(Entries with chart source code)
== == ==

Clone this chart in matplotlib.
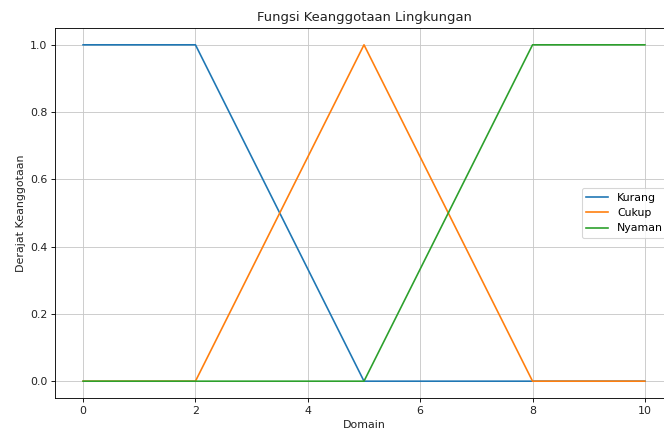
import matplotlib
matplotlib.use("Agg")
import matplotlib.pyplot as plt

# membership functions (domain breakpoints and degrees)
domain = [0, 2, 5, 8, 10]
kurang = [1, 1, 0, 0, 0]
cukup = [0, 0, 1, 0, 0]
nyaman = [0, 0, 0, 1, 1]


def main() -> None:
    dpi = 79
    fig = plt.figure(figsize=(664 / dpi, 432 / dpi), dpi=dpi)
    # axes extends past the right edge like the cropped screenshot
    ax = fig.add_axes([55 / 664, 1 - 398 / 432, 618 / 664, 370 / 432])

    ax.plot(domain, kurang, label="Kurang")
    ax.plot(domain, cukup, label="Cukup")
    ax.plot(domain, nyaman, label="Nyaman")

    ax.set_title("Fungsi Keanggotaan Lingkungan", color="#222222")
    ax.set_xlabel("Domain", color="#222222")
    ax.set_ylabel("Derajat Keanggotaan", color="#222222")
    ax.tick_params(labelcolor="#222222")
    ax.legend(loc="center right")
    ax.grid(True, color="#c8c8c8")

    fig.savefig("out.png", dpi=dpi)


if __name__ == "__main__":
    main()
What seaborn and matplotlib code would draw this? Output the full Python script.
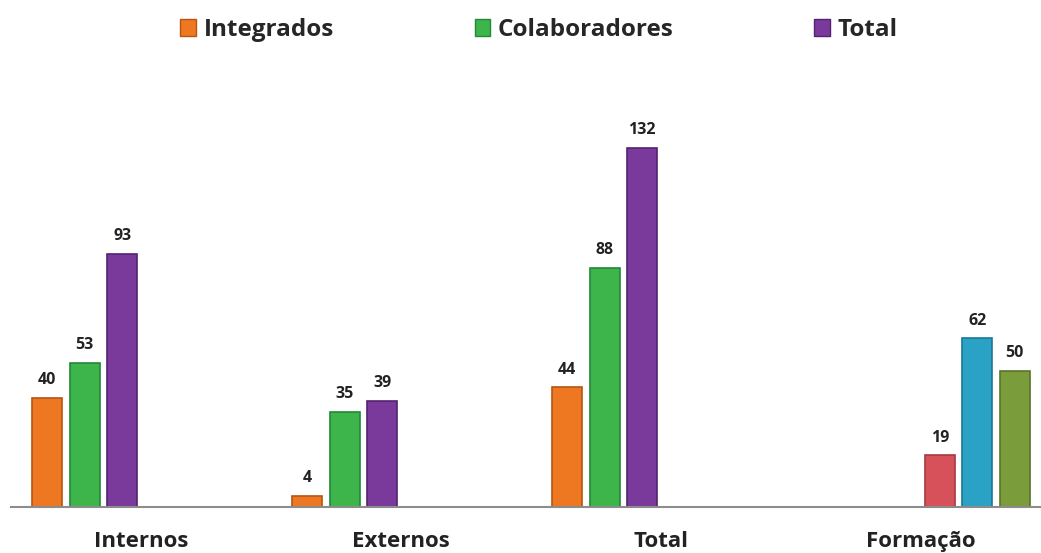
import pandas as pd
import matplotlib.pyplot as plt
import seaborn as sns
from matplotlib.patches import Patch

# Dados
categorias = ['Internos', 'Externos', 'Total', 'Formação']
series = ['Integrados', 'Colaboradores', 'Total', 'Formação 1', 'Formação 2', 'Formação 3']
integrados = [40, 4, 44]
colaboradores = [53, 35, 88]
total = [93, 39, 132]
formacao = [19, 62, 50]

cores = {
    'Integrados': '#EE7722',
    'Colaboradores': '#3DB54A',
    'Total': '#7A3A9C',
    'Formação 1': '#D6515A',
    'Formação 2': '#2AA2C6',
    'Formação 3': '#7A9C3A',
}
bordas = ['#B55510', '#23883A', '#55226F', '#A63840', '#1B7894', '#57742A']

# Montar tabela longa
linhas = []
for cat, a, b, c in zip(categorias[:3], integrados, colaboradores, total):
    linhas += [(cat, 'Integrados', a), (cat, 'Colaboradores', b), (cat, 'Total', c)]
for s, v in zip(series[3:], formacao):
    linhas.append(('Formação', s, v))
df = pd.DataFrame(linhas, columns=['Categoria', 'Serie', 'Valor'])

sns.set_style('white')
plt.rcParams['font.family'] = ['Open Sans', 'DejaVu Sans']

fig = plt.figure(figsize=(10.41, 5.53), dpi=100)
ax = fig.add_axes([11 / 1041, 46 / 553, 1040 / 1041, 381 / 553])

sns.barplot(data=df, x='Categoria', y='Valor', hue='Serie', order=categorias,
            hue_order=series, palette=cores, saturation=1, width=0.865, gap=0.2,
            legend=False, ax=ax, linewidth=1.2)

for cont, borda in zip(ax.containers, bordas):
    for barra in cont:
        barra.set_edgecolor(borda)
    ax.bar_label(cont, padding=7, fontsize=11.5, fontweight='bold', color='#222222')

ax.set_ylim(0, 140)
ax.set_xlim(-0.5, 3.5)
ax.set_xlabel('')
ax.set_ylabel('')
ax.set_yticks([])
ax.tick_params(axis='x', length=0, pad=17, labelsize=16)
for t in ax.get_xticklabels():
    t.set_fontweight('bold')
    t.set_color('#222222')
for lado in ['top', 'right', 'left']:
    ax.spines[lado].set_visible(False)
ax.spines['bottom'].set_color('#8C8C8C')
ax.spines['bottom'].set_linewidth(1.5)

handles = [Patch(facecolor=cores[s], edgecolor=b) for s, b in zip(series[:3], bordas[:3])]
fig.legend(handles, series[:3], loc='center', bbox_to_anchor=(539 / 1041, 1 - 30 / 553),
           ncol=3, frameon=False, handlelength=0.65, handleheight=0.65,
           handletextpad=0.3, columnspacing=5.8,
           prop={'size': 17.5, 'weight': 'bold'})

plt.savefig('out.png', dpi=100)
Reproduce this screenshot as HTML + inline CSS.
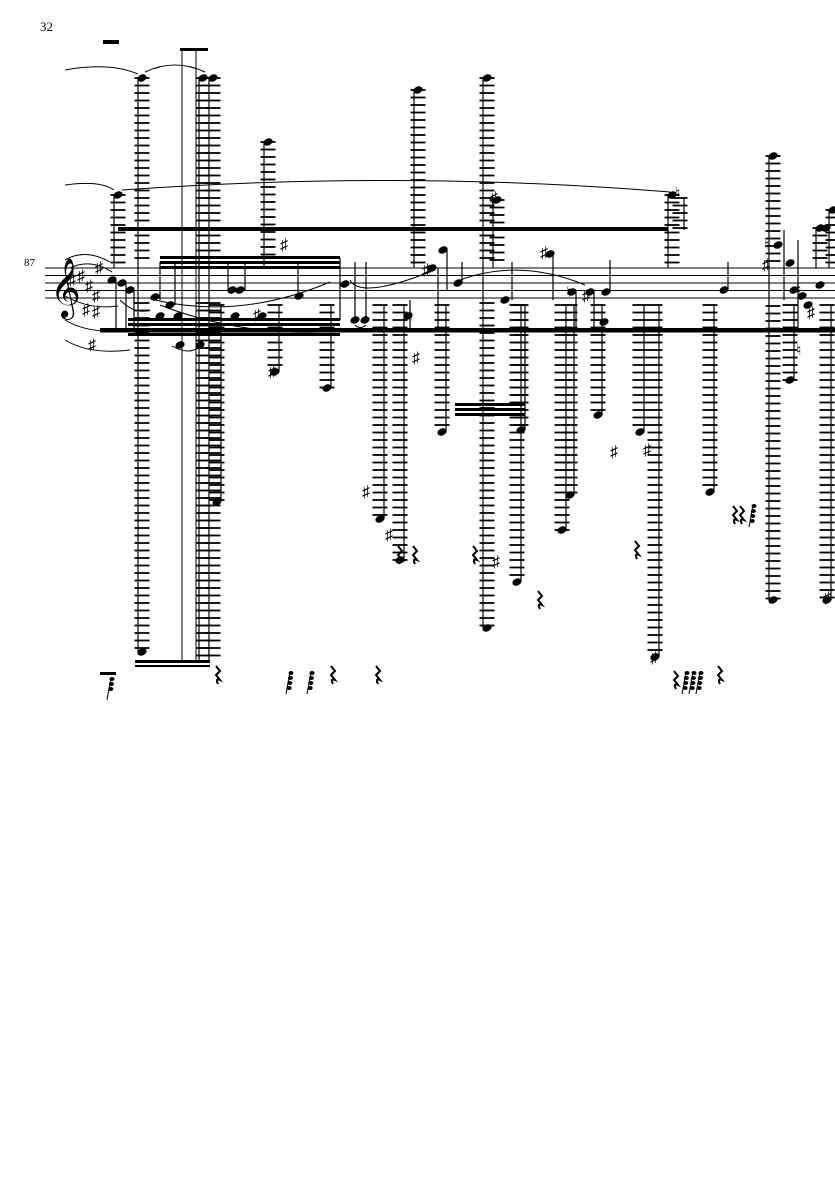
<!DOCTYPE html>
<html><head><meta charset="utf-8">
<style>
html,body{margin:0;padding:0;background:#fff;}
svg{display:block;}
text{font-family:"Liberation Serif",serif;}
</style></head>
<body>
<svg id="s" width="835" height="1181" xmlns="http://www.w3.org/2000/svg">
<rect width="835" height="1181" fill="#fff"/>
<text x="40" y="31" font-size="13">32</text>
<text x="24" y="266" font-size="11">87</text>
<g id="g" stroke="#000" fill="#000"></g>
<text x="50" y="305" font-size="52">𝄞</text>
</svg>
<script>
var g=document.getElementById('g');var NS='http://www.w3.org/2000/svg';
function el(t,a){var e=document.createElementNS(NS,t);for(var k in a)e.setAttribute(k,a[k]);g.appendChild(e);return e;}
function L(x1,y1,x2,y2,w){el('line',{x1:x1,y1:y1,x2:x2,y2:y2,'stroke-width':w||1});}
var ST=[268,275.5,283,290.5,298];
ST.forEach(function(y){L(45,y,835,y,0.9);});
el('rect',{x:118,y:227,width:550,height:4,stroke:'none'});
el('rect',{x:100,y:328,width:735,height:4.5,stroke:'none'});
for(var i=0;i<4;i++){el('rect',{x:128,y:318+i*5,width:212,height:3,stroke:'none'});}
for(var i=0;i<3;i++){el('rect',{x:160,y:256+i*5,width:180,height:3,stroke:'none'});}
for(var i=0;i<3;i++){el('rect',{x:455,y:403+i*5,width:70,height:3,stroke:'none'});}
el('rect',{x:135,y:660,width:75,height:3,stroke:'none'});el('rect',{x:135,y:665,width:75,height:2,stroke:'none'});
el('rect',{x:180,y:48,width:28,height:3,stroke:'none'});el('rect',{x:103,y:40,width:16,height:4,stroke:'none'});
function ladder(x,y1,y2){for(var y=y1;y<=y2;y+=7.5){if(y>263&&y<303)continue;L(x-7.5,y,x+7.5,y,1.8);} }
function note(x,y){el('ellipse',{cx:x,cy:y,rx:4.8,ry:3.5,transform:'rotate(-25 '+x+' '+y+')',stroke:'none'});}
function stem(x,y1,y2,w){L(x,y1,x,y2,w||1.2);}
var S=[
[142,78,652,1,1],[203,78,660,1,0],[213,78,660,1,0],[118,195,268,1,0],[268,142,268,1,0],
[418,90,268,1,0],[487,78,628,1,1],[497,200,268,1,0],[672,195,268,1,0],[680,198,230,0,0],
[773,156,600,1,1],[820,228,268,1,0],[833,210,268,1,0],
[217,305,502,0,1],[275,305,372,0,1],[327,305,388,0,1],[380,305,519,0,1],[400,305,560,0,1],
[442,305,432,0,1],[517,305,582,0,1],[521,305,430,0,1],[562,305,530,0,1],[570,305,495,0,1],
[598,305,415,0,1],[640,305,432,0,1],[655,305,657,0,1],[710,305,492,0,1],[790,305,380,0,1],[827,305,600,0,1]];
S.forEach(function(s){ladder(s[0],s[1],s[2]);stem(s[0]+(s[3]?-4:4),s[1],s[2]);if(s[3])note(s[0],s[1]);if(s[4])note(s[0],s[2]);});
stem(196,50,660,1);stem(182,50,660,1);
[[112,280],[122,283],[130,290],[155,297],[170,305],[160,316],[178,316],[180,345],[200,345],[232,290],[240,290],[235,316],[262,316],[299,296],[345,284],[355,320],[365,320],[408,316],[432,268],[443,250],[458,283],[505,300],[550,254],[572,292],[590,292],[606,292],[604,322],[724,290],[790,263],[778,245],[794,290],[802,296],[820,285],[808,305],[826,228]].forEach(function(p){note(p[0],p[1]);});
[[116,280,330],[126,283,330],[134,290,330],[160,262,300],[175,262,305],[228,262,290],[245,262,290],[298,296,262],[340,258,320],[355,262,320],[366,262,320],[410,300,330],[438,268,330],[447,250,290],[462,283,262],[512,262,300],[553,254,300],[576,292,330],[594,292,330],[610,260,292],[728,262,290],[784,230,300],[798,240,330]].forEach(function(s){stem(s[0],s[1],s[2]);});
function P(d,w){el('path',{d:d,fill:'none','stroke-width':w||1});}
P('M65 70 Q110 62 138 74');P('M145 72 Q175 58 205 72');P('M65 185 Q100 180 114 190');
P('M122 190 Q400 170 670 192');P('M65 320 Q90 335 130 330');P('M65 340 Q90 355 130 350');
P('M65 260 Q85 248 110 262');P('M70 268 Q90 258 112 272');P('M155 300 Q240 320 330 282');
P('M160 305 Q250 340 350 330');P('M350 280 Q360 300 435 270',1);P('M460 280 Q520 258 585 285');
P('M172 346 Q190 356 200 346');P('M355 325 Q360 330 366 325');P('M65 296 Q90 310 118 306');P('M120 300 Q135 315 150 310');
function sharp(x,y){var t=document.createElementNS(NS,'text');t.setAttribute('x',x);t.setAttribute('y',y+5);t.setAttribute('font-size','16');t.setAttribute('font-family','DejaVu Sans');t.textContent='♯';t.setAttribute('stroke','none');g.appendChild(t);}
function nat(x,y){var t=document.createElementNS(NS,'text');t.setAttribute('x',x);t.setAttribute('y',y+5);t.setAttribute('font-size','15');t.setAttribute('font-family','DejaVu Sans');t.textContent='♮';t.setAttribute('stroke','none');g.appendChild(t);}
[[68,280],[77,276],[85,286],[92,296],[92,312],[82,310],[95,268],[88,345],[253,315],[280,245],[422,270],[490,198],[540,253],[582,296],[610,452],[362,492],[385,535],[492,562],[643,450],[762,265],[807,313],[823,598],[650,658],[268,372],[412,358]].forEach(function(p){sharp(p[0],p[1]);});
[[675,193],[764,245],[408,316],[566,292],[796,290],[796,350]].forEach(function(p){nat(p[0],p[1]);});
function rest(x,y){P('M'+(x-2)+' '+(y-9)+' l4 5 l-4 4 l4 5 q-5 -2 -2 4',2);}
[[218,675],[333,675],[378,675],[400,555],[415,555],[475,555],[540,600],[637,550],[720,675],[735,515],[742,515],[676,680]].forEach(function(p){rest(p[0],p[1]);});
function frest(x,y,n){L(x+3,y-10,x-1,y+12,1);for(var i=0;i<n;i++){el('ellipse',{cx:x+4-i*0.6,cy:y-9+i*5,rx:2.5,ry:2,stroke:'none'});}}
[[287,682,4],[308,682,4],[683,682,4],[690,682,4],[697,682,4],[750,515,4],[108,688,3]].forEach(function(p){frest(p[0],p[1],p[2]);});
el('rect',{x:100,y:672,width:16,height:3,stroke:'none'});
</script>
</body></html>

== == ==

▶ WHAT IS ASKED: Check each line above for "this" and return the ones that have it.

▶ SOLVED EXERCISE:
Clone this chart in matplotlib.
What seaborn and matplotlib code would draw this? Output the full Python script.
Reproduce this screenshot as HTML + inline CSS.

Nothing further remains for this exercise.